Dentre eles, a forma como o príncipe sempre precisa trocar diálogos com criaturas – quase sempre deformadas e grotescas – interligadas a cenários dignos de checkpoints, remete a uma gamificação e traz momentos onde Eggers parece estar entregue puramente ao prazer pelo combate, como Zack Snyder em “300”.

JORNADA BASEADA EM DEVANEIOS

Se “O Farol” e “A Bruxa” realizavam a ideia de Eggers por buscar no exílio daquelas personagens um primeiro passo para a perdição e auto-definhamento, a jornada de Amleth – movida à vingança de seu pai e pavimentada pelos rituais que o transformara em homem – se mostra, no fim do dia, uma total inutilidade. 

Revelam-se apenas como devaneios de uma criança que não se exorcizou ao longo de duas décadas. Essa virada de chave isola “O Homem do Norte” como uma releitura em uma era onde personagens masculinos encontram-se em  questionamentos e redescobertas, de certa forma, tardios.

Para exemplo de comparação, quando Star Wars: Os Últimos Jedi reapresentou Luke Skywalker como um ‘’herege’’ que não respeita o sabre e queima livro e árvore jedi – é o revisionismo, o questionamento de jornada que não acaba, mesmo depois de décadas – e que fica implícito quando o mesmo diz ao sobrinho sith que ele ‘’não sabe de nada’’.

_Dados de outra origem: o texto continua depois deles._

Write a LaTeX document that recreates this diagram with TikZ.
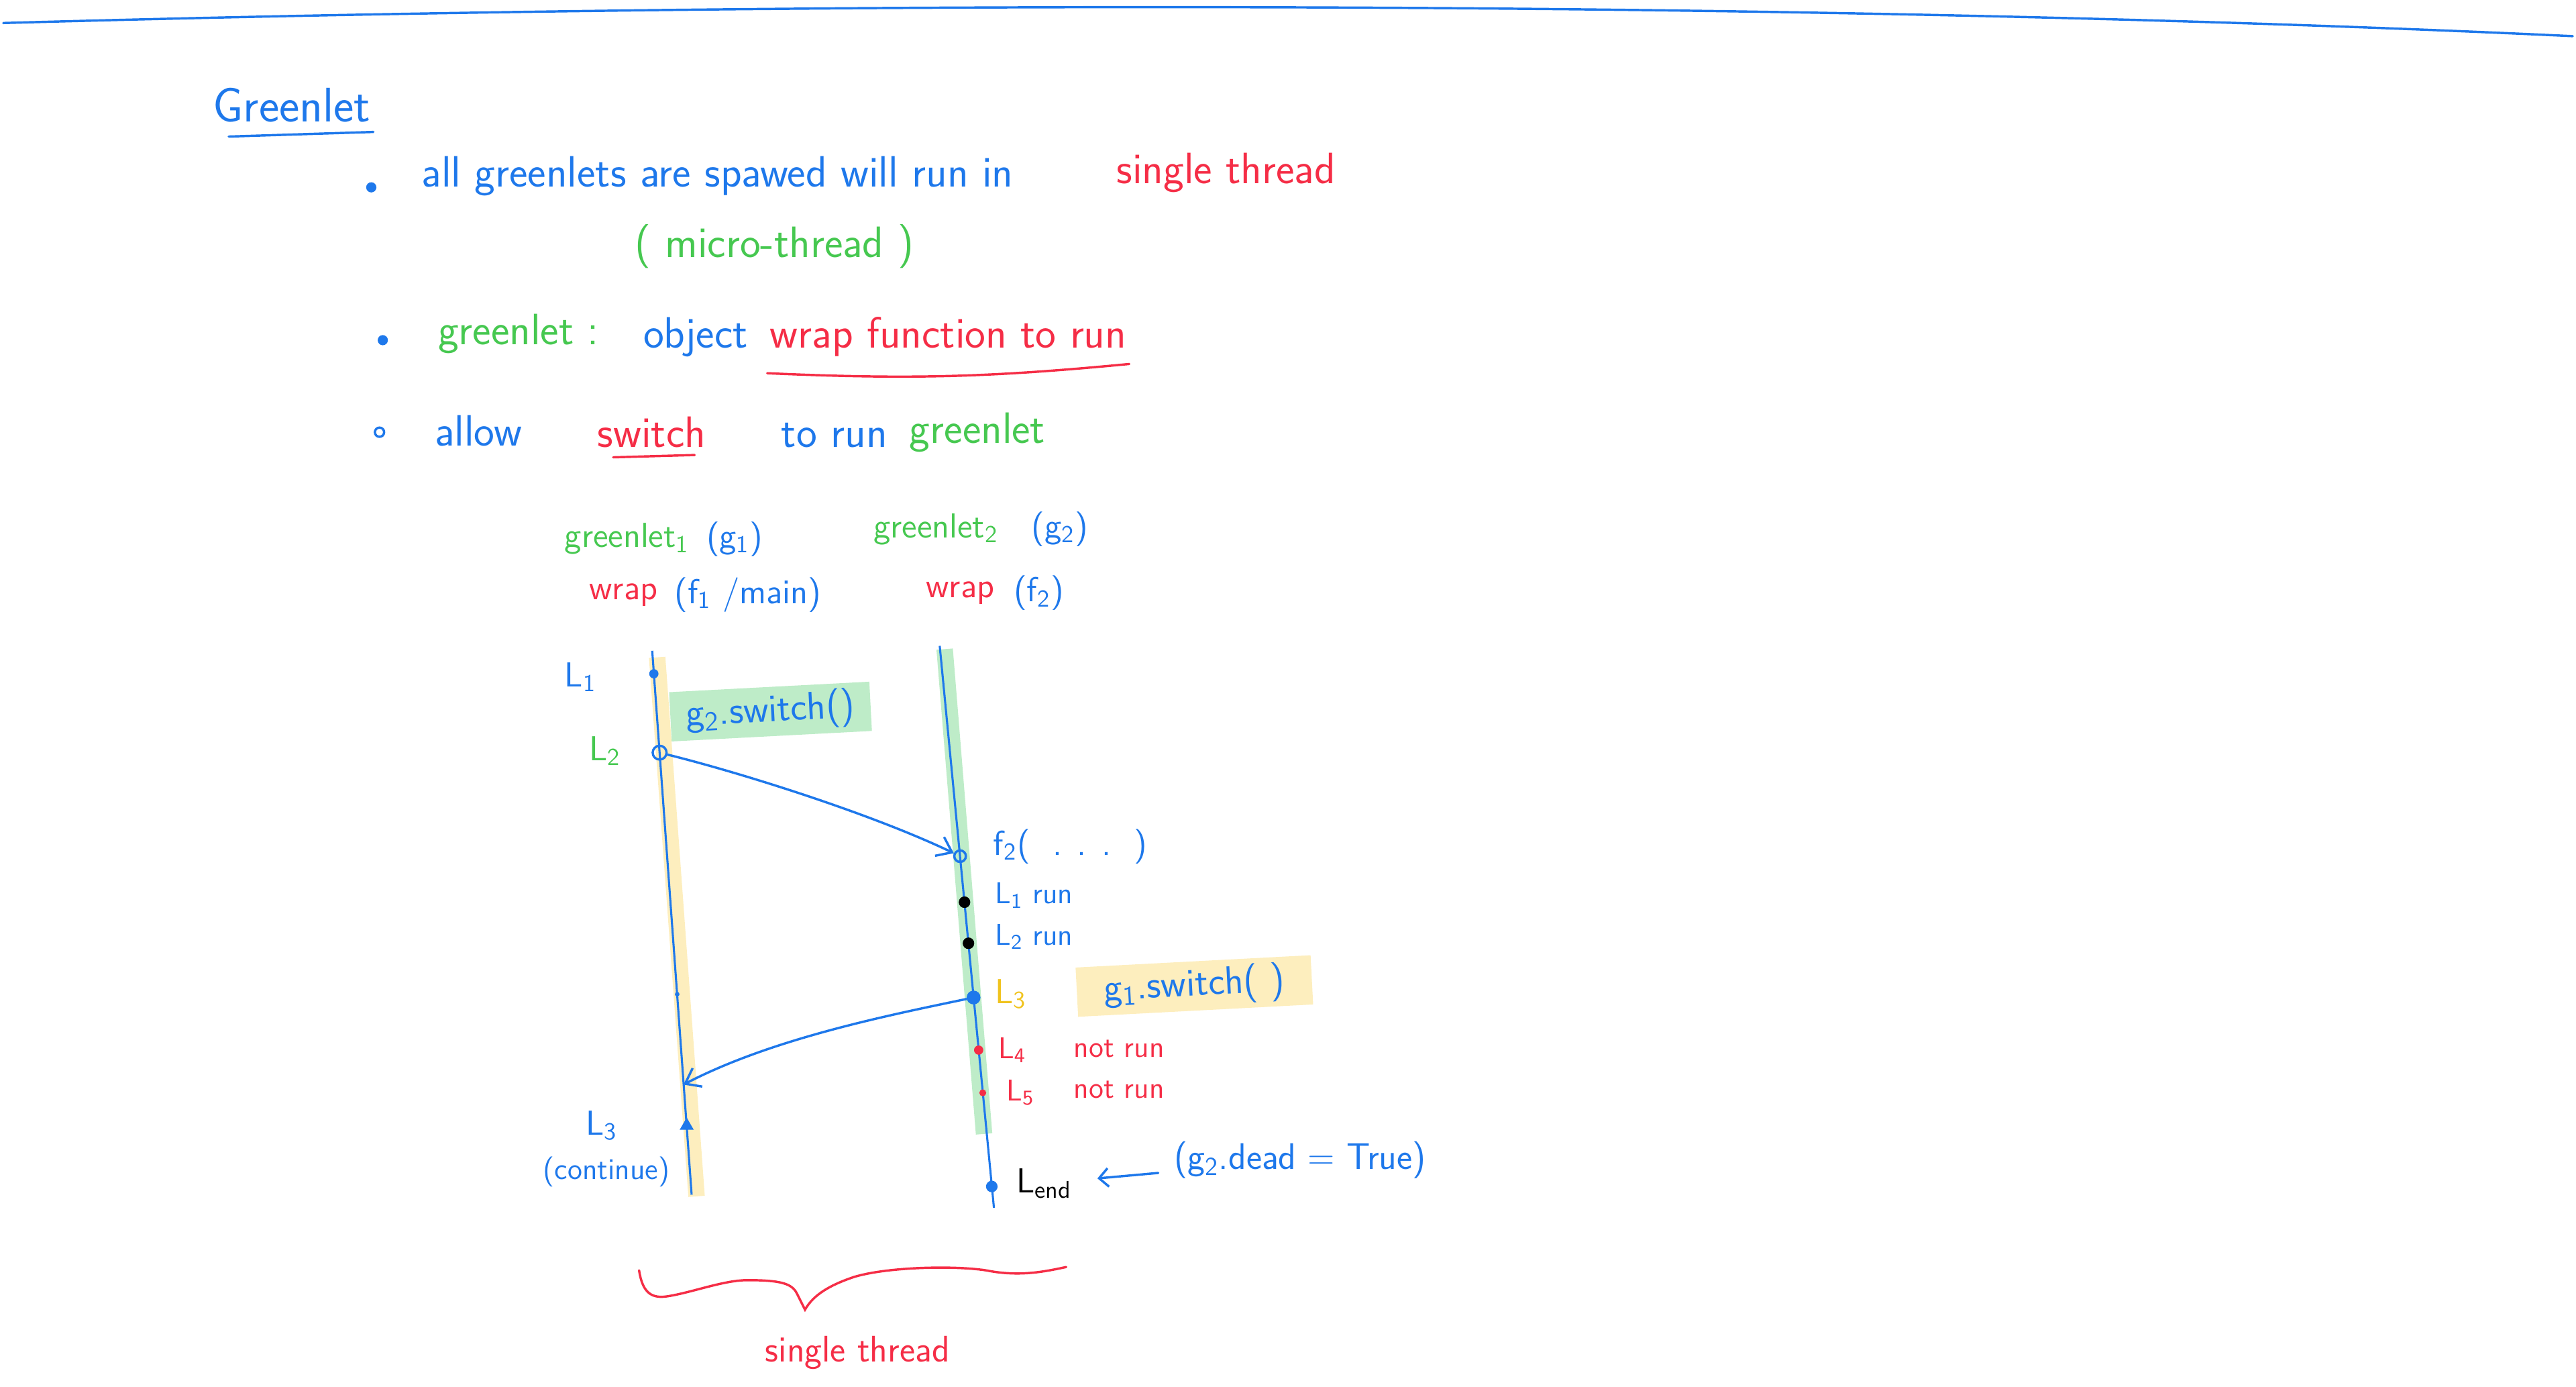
\documentclass[tikz,border=0pt]{standalone}
\usepackage{tikz}
\usetikzlibrary{positioning,arrows.meta,shapes.geometric}
\definecolor{inkblue}{RGB}{30,120,235}
\definecolor{inkred}{RGB}{245,45,70}
\definecolor{inkgreen}{RGB}{70,200,80}
\definecolor{inkyellow}{RGB}{240,195,30}
\definecolor{hlyellow}{RGB}{253,238,190}
\definecolor{hlgreen}{RGB}{190,236,200}

\begin{document}
\begin{tikzpicture}[x=0.025cm,y=-0.025cm,
  txt/.style={font=\sffamily\fontsize{19}{22}\selectfont, inner sep=1pt},
  lbl/.style={font=\sffamily\fontsize{15}{18}\selectfont, inner sep=1pt},
  sml/.style={font=\sffamily\fontsize{13}{15}\selectfont, inner sep=1pt},
  hl/.style={font=\sffamily\fontsize{17}{19}\selectfont, text=inkblue, rotate=3,
             minimum height=0.75cm, inner sep=2pt},
  bul/.style={circle, draw=inkblue, fill=inkblue, inner sep=0pt, minimum size=4pt},
  pt/.style={circle, fill=inkblue, inner sep=0pt, minimum size=5pt},
  ink/.style={line width=1pt, line cap=round},
  arr/.style={ink, inkblue, -{Straight Barb[length=6pt,width=9pt]}}]
\useasboundingbox (0,0) rectangle (1568,844);

% top rule
\draw[ink, inkblue] (2,14) .. controls (500,0) and (1100,0) .. (1566,22);

% heading
\node[txt, font=\sffamily\fontsize{21}{24}\selectfont, text=inkblue, anchor=west] (title) at (128,64) {Greenlet};
\draw[ink, inkblue] ([xshift=8pt,yshift=-5pt]title.south west) -- ([yshift=-3pt]title.south east);

% bullet points
\node[bul] (b1) at (226,114) {};
\node[txt, text=inkblue, anchor=west] (t1) at (255,107) {all greenlets are spawed will run in};
\node[txt, text=inkred, anchor=west] (t1r) at (678,105) {single thread};
\node[txt, text=inkgreen, anchor=west] (micro) at (385,150) {( micro-thread )};

\node[bul] (b2) at (233,207) {};
\node[txt, text=inkgreen, anchor=west] (t2) at (265,203) {greenlet :};
\node[txt, text=inkblue, anchor=west] (obj) at (390,205) {object};
\node[txt, text=inkred, anchor=west] (wrapf) at (467,205) {wrap function to run};
\draw[ink, inkred] ([yshift=-6pt]wrapf.south west) to[bend right=4] ([yshift=-2pt]wrapf.south east);

\node[bul, fill=white, line width=1pt] (b3) at (231,263) {};
\node[txt, text=inkblue, anchor=west] (t3) at (263,262) {allow};
\node[txt, text=inkred, anchor=west] (sw) at (362,263) {switch};
\draw[ink, inkred] ([xshift=8pt,yshift=-3pt]sw.south west) -- ([xshift=-6pt,yshift=-2pt]sw.south east);
\node[txt, text=inkblue, anchor=west] (torun) at (474,265) {to run};
\node[txt, text=inkgreen, anchor=west] (gl) at (552,263) {greenlet};

% column headers
\node[lbl, text=inkgreen, anchor=west] (gl1) at (342,328) {greenlet\textsubscript{1}};
\node[lbl, text=inkblue, right=5pt of gl1] (g1) {(g\textsubscript{1})};
\node[lbl, text=inkred, anchor=west] (wr1) at (357,362) {wrap};
\node[lbl, text=inkblue, right=5pt of wr1] (f1) {(f\textsubscript{1} /main)};
\node[lbl, text=inkgreen, anchor=west] (gl2) at (530,322) {greenlet\textsubscript{2}};
\node[lbl, text=inkblue, right=12pt of gl2] (g2) {(g\textsubscript{2})};
\node[lbl, text=inkred, anchor=west] (wr2) at (562,361) {wrap};
\node[lbl, text=inkblue, right=6pt of wr2] (f2) {(f\textsubscript{2})};

% timelines
\coordinate (atop) at (397,396);
\coordinate (abot) at (421,727);
\coordinate (btop) at (572,393);
\coordinate (bbot) at (605,735);
\draw[line width=0.25cm, hlyellow] (400,400) -- (424,728);
\draw[line width=0.25cm, hlgreen] (575,395) -- (599,690);
\draw[inkblue, line width=0.9pt] (atop) -- (abot);
\draw[inkblue, line width=0.9pt] (btop) -- (bbot);

% points on g1
\node[pt, minimum size=4pt] (p1) at (398,410) {};
\node[circle, draw=inkblue, line width=1pt, inner sep=0pt, minimum size=6pt] (p2) at (401.5,458) {};
\node[pt, minimum size=2pt] (p3) at (412.2,605) {};
\coordinate (back) at (416,660);
\node[regular polygon, regular polygon sides=3, fill=inkblue, inner sep=0pt, minimum size=7pt] (p4) at (418,685) {};

% points on g2
\node[circle, draw=inkblue, line width=1pt, inner sep=0pt, minimum size=5pt] (f2in) at (584.4,521) {};
\node[pt, fill=black] (r1) at (587.1,549) {};
\node[pt, fill=black] (r2) at (589.5,574) {};
\node[pt, minimum size=6pt] (r3) at (592.6,607) {};
\node[pt, fill=inkred, minimum size=4pt] (r4) at (595.7,639) {};
\node[pt, fill=inkred, minimum size=3pt] (r5) at (598.2,665) {};
\node[pt, minimum size=5pt] (lend) at (603.7,722) {};

% labels on g1
\node[lbl, text=inkblue, anchor=west] (l1) at (342,412) {L\textsubscript{1}};
\node[lbl, text=inkgreen, anchor=west] (l2) at (357,457) {L\textsubscript{2}};
\node[hl, fill=hlgreen, minimum width=3.05cm] (sw2) at (469,433) {g\textsubscript{2}.switch()};
\node[lbl, text=inkblue, anchor=west] (l3l) at (355,685) {L\textsubscript{3}};
\node[sml, text=inkblue, anchor=west] (cont) at (329,713) {(continue)};

% labels on g2
\node[lbl, text=inkblue, anchor=west] (f2call) at (603,515) {f\textsubscript{2}(\ \ . . .\ \ )};
\node[sml, text=inkblue, anchor=west] (run1) at (604,545) {L\textsubscript{1} run};
\node[sml, text=inkblue, anchor=west] (run2) at (604,570) {L\textsubscript{2} run};
\node[lbl, text=inkyellow, anchor=west] (l3r) at (604,605) {L\textsubscript{3}};
\node[hl, fill=hlyellow, minimum width=3.58cm] (sw1) at (727,600) {g\textsubscript{1}.switch( )};
\node[sml, text=inkred, anchor=west] (l4) at (606,639) {L\textsubscript{4}};
\node[sml, text=inkred, anchor=west] (nr4) at (652,638) {not run};
\node[sml, text=inkred, anchor=west] (l5) at (611,665) {L\textsubscript{5}};
\node[sml, text=inkred, anchor=west] (nr5) at (652,663) {not run};
\node[lbl, text=black, anchor=west] (lendl) at (617,720) {L\textsubscript{end}};
\node[lbl, font=\sffamily\fontsize{16}{19}\selectfont, text=inkblue, anchor=west] (dead) at (713,706) {(g\textsubscript{2}.dead = True)};

% switches
\draw[arr] (p2) .. controls (450,470) and (530,495) .. (f2in);
\draw[arr] (r3) .. controls (540,618) and (470,632) .. (back);
\draw[arr, -{Straight Barb[length=4pt,width=8pt]}, shorten >=0.35cm, shorten <=0.2cm] (dead) -- (lendl);

% single thread brace
\draw[ink, inkred] (389,773) .. controls (391,786) and (396,790) .. (405,789)
  .. controls (420,787) and (440,779) .. (455,779)
  .. controls (475,779) and (482,781) .. (485,787)
  -- (490,797)
  .. controls (495,788) and (505,782) .. (520,777)
  .. controls (540,771) and (580,770) .. (600,773)
  .. controls (620,777) and (635,774) .. (649,771);
\node[sml, font=\sffamily\fontsize{16}{19}\selectfont, text=inkred] (single) at (522,823) {single thread};
\end{tikzpicture}
\end{document}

Ainda é esclarecedor citar a versão de Matt Reeves para rebootar o Batman em pleno 2022: assim como o Ahmlet de Alexander Skaarsgard – o herói chega exaurido em um terceiro ato, para compreender que toda a sua motivação e ódio eram baseadas em distorções da realidade e que não se justificavam como vingança.

  maneirismo somado ao pop

Quando fez A Bruxa, Taylor-Joy era quem condensava quase sozinha o prazer do diretor pela frontalidade. A atriz recebia a obrigação de carregar o conto pelas suas reações diretas nos planos definidores da obra. Desta vez, a parceria se firma para solucionar, provavelmente, obrigações contratuais e de gênero. 

Como o romance, é compreensível que deve ser obrigatoriamente anexado a um épico e que se faz como a única motivação para esse Amleth perdido e iludido de Alexander Skarsgaard – que percebe não ter alguma razão real para lutar – ainda que abençoado pelo espírito do pai.

O terceiro ato de Homem do Norte sabe que opera dentro de uma história-manjada, e é justamente pela virada de chave do roteiro – que desvirtua Ahmlet de sua vingança – onde firma-se o consenso perfeito entre o maneirismo de Eggers e as cláusulas que um film de de gênero deve entregar ao estúdio.

As obrigações, fazem de O Homem do Norte algo mais pop como a Universal certamente planejava, mas não tira de Eggers o peso de sua estilização macabra e frontal – agora sob roupagem viking.